Il gruppo di attori si è imposto come obiettivo un lavoro simbiotico: la vicinanza anagrafica e il comune bagaglio di esperienze ha permesso ai componenti della compagnia del Teatro Biondo di Palermo, di collaborare con i colleghi del Teatro Stabile di Catania. Una compagnia che da tre anni lavora per valorizzare la propria terra d’origine esportandone i valori nelle altre regioni. Il legame indissolubile di Carriglio con la sua Sicilia è poi stato trasposto in una personale ricerca sulla vera struttura del teatro di Shakespeare, che Carriglio vorrebbe “incarnare” nella città di Palermo.
Infatti, il regista aveva presentato un progetto che avrebbe dovuto svolgersi nelle tre piazze che ruotano intorno al centro storico della città. Per problemi logistici ed economici la realizzazione si è arenata, ma «non ci arrendiamo, perché il nostro scopo è far sì che l’Unesco riconosca il centro storico di Palermo come patrimonio dell’umanità». La salvaguardia di aree urbane così ricche dal punto di vista storico e culturale è un messaggio che, secondo il regista, andrebbe esteso a tutto il nostro Paese, non solo per una questione di riassetto organico, ma soprattutto per il rispetto di tradizioni e testimonianze architettoniche. Il regista ripensa al Nos Milan, definendola una «sublime visione di Milano, un tentativo estremo di salvarla». Il teatro diventa così il mezzo per recuperare le nostre origini urbane e il Piccolo è e vuole essere il simbolo del legame con la città, per «un’economia della cultura, e non per una cultura dell’economia», come sottolinea Escobar, unendosi a Carriglio nella valorizzazione del ruolo sociale «dell’uomo di teatro che non sta chiuso nel teatro», ma che invece pone la propria arte al servizio della collettività.

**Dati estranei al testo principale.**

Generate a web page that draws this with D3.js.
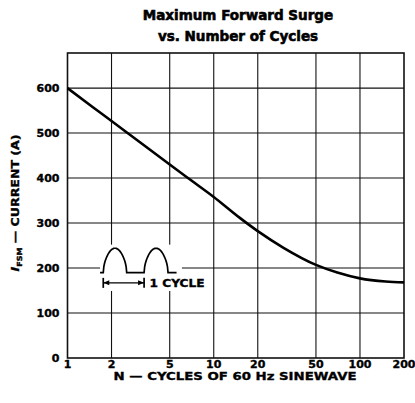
<!DOCTYPE html>
<html><head><meta charset="utf-8">
<script src="https://cdn.jsdelivr.net/npm/d3@7"></script>
<style>body{margin:0;background:#fff} svg{display:block}</style>
</head><body><svg id="c" width="415" height="403"></svg>
<script>
// ---- data ----
const cycles  = [1, 1.5, 2, 3, 5, 7, 10, 15, 20, 30, 50, 70, 100, 150, 200];
const current = [600, 557, 527, 484, 430, 395, 358, 312, 282, 245, 207, 190, 177, 170, 168];
const xTicks = [1, 2, 5, 10, 20, 50, 100, 200];
const yTicks = [0, 100, 200, 300, 400, 500, 600];
const titleLines = ["Maximum Forward Surge", "vs. Number of Cycles"];
const xTitle = "N — CYCLES OF 60 Hz SINEWAVE";
const yTitleMain = "I", yTitleSub = "FSM", yTitleRest = " — CURRENT (A)";
// inset "1 cycle" sketch, in data units
const humpStarts = [1.756, 3.34];
const humpEnds   = [2.54, 4.87];
const waveFrom = 1.67, waveTo = 5.57, waveBase = 190, wavePeak = 244;
const arrowFrom = 1.756, arrowTo = 3.34, arrowLevel = 167;
const insetLabel = "1 CYCLE", insetLabelN = 3.64, insetLabelV = 157;
const insetBox = {n0: 1.67, n1: 6.06, v0: 149, v1: 252};

// ---- layout ----
const svg = d3.select("#c");
const x = d3.scaleLog().domain([1, 200]).range([67.5, 404]);
const y = d3.scaleLinear().domain([0, 678]).range([358, 53]);
const font = "'DejaVu Sans', 'Liberation Sans', Arial, sans-serif";

// gridlines
const g = svg.append("g");
g.selectAll("line.v").data(xTicks.slice(1, -1)).join("line")
  .attr("x1", d => x(d)).attr("x2", d => x(d))
  .attr("y1", y(0)).attr("y2", y(678))
  .attr("stroke", "#111").attr("stroke-width", 1.1);
g.selectAll("line.h").data(yTicks.slice(1)).join("line")
  .attr("x1", x(1)).attr("x2", x(200))
  .attr("y1", d => y(d)).attr("y2", d => y(d))
  .attr("stroke", "#111").attr("stroke-width", 1.1);

// inset white box
svg.append("rect")
  .attr("x", x(insetBox.n0)).attr("y", y(insetBox.v1))
  .attr("width", x(insetBox.n1) - x(insetBox.n0))
  .attr("height", y(insetBox.v0) - y(insetBox.v1))
  .attr("fill", "#fff");

// border
svg.append("rect")
  .attr("x", x(1)).attr("y", y(678))
  .attr("width", x(200) - x(1)).attr("height", y(0) - y(678))
  .attr("fill", "none").attr("stroke", "#111").attr("stroke-width", 1.6);

// curve
const line = d3.line().x((d, i) => x(cycles[i])).y((d, i) => y(current[i])).curve(d3.curveMonotoneX);
svg.append("path").datum(current).attr("d", line)
  .attr("fill", "none").attr("stroke", "#000").attr("stroke-width", 2.6);

// inset waveform
const pts = [];
pts.push([x(waveFrom), y(waveBase)]);
humpStarts.forEach((s, k) => {
  const xs = x(s), xe = x(humpEnds[k]);
  const h = y(waveBase) - y(wavePeak);
  d3.range(0, 41).forEach(j => {
    const t = j / 40 * Math.PI;
    const sv = Math.pow(Math.sin(t), 0.55);
    pts.push([xs + (xe - xs) * j / 40, y(waveBase) - h * sv]);
  });
});
pts.push([x(waveTo), y(waveBase)]);
svg.append("path").attr("d", d3.line()(pts))
  .attr("fill", "none").attr("stroke", "#000").attr("stroke-width", 1.7);

// arrow
const ay = y(arrowLevel), ax0 = x(arrowFrom), ax1 = x(arrowTo);
svg.append("line").attr("x1", ax0).attr("x2", ax1).attr("y1", ay).attr("y2", ay)
  .attr("stroke", "#000").attr("stroke-width", 1.4);
[ax0, ax1].forEach(v => svg.append("line").attr("x1", v).attr("x2", v)
  .attr("y1", ay - 5).attr("y2", ay + 5).attr("stroke", "#000").attr("stroke-width", 1.7));
svg.append("path").attr("d", `M${ax0},${ay}l6,-2.5v5z M${ax1},${ay}l-6,-2.5v5z`).attr("fill", "#000");
svg.append("text").attr("x", x(insetLabelN)).attr("y", y(insetLabelV))
  .attr("font-family", font).attr("font-weight", "bold").attr("font-size", 10.5)
  .attr("stroke", "#000").attr("stroke-width", 0.35)
  .attr("textLength", 55).attr("lengthAdjust", "spacingAndGlyphs")
  .text(insetLabel);

// axis tick labels
svg.selectAll("text.xt").data(xTicks).join("text")
  .attr("x", d => x(d)).attr("y", 368).attr("text-anchor", "middle")
  .attr("font-family", font).attr("font-weight", "bold").attr("font-size", 11)
  .attr("stroke", "#000").attr("stroke-width", 0.35)
  .text(d => d);
svg.selectAll("text.yt").data(yTicks).join("text")
  .attr("x", 59.5).attr("y", d => y(d) + 4).attr("text-anchor", "end")
  .attr("font-family", font).attr("font-weight", "bold").attr("font-size", 11)
  .attr("stroke", "#000").attr("stroke-width", 0.35)
  .text(d => d);

// titles
svg.selectAll("text.title").data(titleLines).join("text")
  .attr("x", 238).attr("y", (d, i) => 20 + i * 21).attr("text-anchor", "middle")
  .attr("font-family", font).attr("font-weight", "bold").attr("font-size", 13.5)
  .attr("stroke", "#000").attr("stroke-width", 0.6)
  .text(d => d);
svg.append("text").attr("x", 235).attr("y", 380).attr("text-anchor", "middle")
  .attr("font-family", font).attr("font-weight", "bold").attr("font-size", 11)
  .attr("stroke", "#000").attr("stroke-width", 0.35)
  .attr("textLength", 243).attr("lengthAdjust", "spacingAndGlyphs")
  .text(xTitle);
const yt = svg.append("text").attr("transform", "translate(18.5,203) rotate(-90)")
  .attr("text-anchor", "middle")
  .attr("font-family", font).attr("font-weight", "bold").attr("font-size", 11)
  .attr("stroke", "#000").attr("stroke-width", 0.35)
  .attr("textLength", 137).attr("lengthAdjust", "spacingAndGlyphs");
yt.append("tspan").attr("font-style", "italic").text(yTitleMain);
yt.append("tspan").attr("font-size", 7).attr("dy", 3).text(yTitleSub);
yt.append("tspan").attr("dy", -3).text(yTitleRest);
</script></body></html>
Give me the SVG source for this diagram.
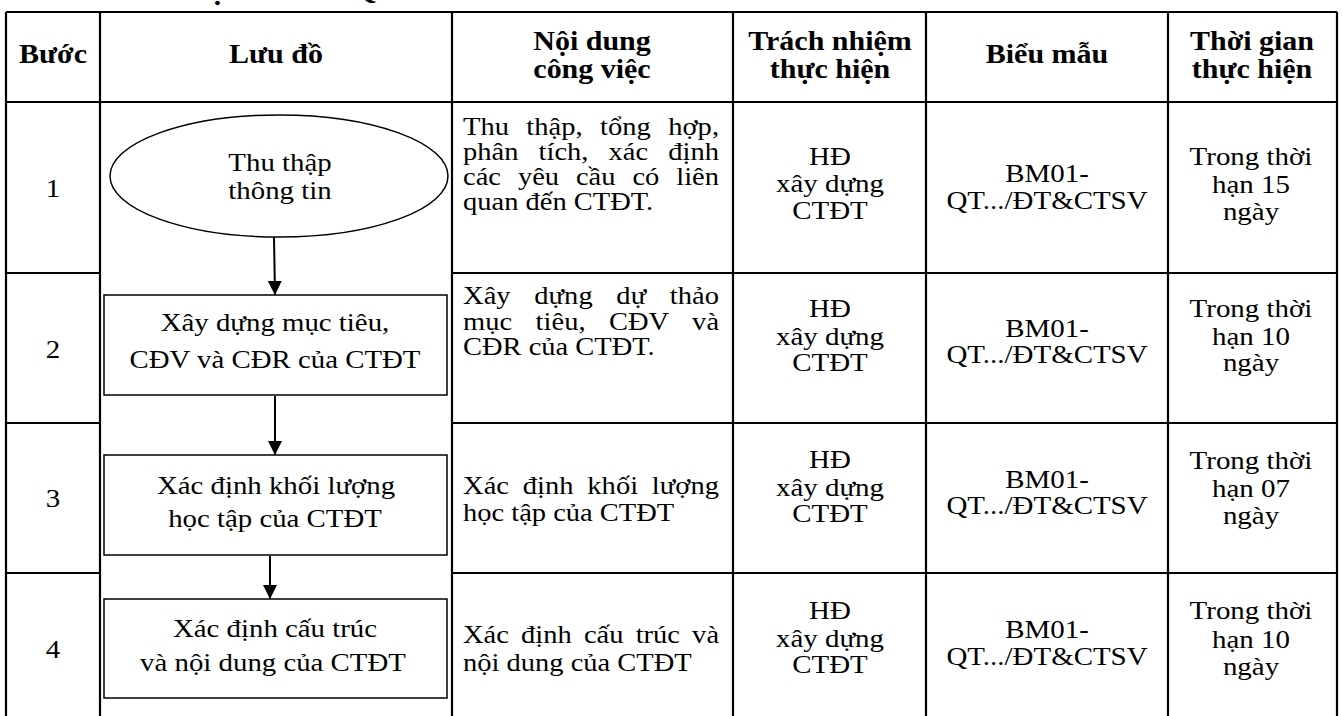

Intanto l’Amleto di Carriglio viaggia e arriva allo Strehler in una veste nuova. Il regista ha affrontato questa tragedia più volte: già nel 1982 in We like Shakespeare rifletteva sulla crisi dell’uomo rinascimentale. La nuova lettura è stata sperimentata per la prima volta nel 2006 a Gibellina, in un suggestivo scenario: Amleto era di fronte ad un’enorme montagna di sale e la scalata del re incontrava a metà strada un violoncello. Metafisica e metafora musicale per spiegare l’uomo.
Per realizzare quest’ultima versione, Carriglio ha deciso di ripartire da zero, per arrivare ad una semplicità estrema. «Siamo ai confini del mondo, giunti ad un punto dal quale non si ritorna. È un’ u-topia, cioè un non-luogo. La pedana basculante sulla quale si muovono i protagonisti esprime appieno l’idea di sospensione, di un confine senza confini, di infinito». Tra gli interpreti, Galatea Ranzi, enfant prodige nella Mirra di Alfieri, Luciano Roman e Luca Lazzareschi, che ha parlato della complessità nella costruzione del personaggio. «Amleto vive di opposti, di contrasti. Bisogna “farselo amico” per riuscire ad entrare nella sua doppia follia, che lo porta a lottare con il mondo femminile e con se stesso. La sua pazzia è duplice, in parte reale e in parte distorta». L’Amleto di Cariglio è un antieroe moderno, in crisi con la propria anima e con il mondo, e che incede col passo tremulo di chi sta in equilibrio su un filo sospeso nel vuoto.